The frisk can include searching parts of their body for hidden objects while their clothing remains on.

Security-focused groups have praised stop and frisk for reducing crime in places like New York, for catching persons illegally crossing borders and for intercepting terrorists before they reach their targets.

Privacy rights advocates have condemned it as a thinly veiled racial profiling program that leads to police systematically abusing minorities who they have biases against, with no real corresponding security benefit.

One less discussed perspective on the current bill, noted by Hebrew University of Jerusalem Prof. Barak Medina is that it undoes 2005 reforms to standards for law enforcement’s searches of suspects, which were meant to bring the country more in line with other democracies.

As the Association for Civil Rights in Israel notes, the European Court for Human Rights already declared in 2010 a similar policy attempted by England to fight terrorism as unconstitutional discrimination and violations of privacy.

Outside of terrorism issues, the change is subtle, but meaningful.

Before, a policeman needed “probable cause” that someone he searches is illegally possessing a weapon.
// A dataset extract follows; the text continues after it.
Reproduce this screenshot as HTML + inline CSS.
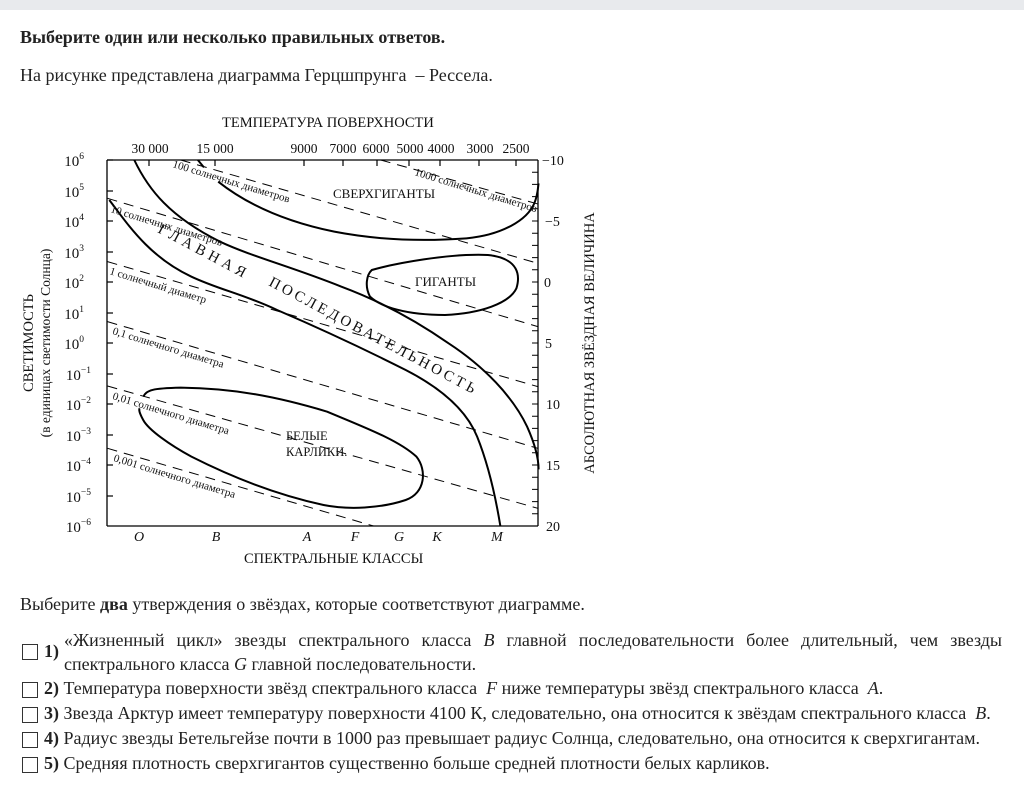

Now, a “reasonable suspicion” that someone he searches is about to commit “a violent crime against another” would be enough. Yet in areas declared in danger of terrorism, there would be essentially no standard limiting searches.

The bottom line is that the law’s intention is to legalize searches at a lower standard of suspicion, such that police could practically use racial profiling and other aggressive methods, which in the past have been declared unconstitutional to frisk people in danger areas.

In 2013, a major decision by New York federal court Judge Shira Scheindlin essentially sidelined a long-standing police stop and frisk policy and required a wide array of changes having found systematic discrimination against blacks and Latinos.

In September, after years of unsuccessfully battling the court decision, the New York police started issuing receipts to persons they searched as one of many controls (including standardizing of categories of facts justifying a search) on the policy.

Medina noted that the last major Israeli High Court decision on the issue came in 2012.

Part of that decision was throwing out a conviction against a man for illegal knife possession since the only basis that had existed for the policeman who frisked the defendant and found the knife on his person to search the defendant had been that he had a criminal record.

According to current law, such a search without some more substantial visible fact to go on, could only be legal if there is a record that the suspect is being sought for arrest, not merely that they have a past criminal record.

The new bill would likely blow through such limits and has no categorization or receipt controls to balance out the security versus privacy scale.

In fact, the only limits seem to be what area and for how long (no limit specified) higher law enforcement officials declare as special areas for police to have the new added discretion for stop and frisk.

All of this would seem to conflict with limits the High Court would likely set on police performing wide-ranging stop and frisk.

In a March ruling, the High Court walked a tightrope by pressing Ben-Gurion Airport to liberalize aspects of racial-profiling it was using for security checks, but declining to declare such profiling unconstitutional.

Here, there is no racial profiling on the face of the law, but courts in many countries have declared security policies discriminatory where the impact on the ground is discriminatory racial profiling and where the absence of limits on discretion for searches lends itself to discrimination.

One possible scenario is the court waits to give a major ruling on the issue until the current wave of violence dissipates, purging the law books of the new added discretion, but waiting to do so until the general public is less up in arms for greater security measures.

Another possibility is the court may throw out the part of the law expanding searches for clubs, while maintaining or requiring some controls for the law regarding terrorism.

If any of the above occurs, that would fit a pattern in Israel and elsewhere in which security temporarily overtakes privacy during tense times, but is eventually rolled back once the situation calms down.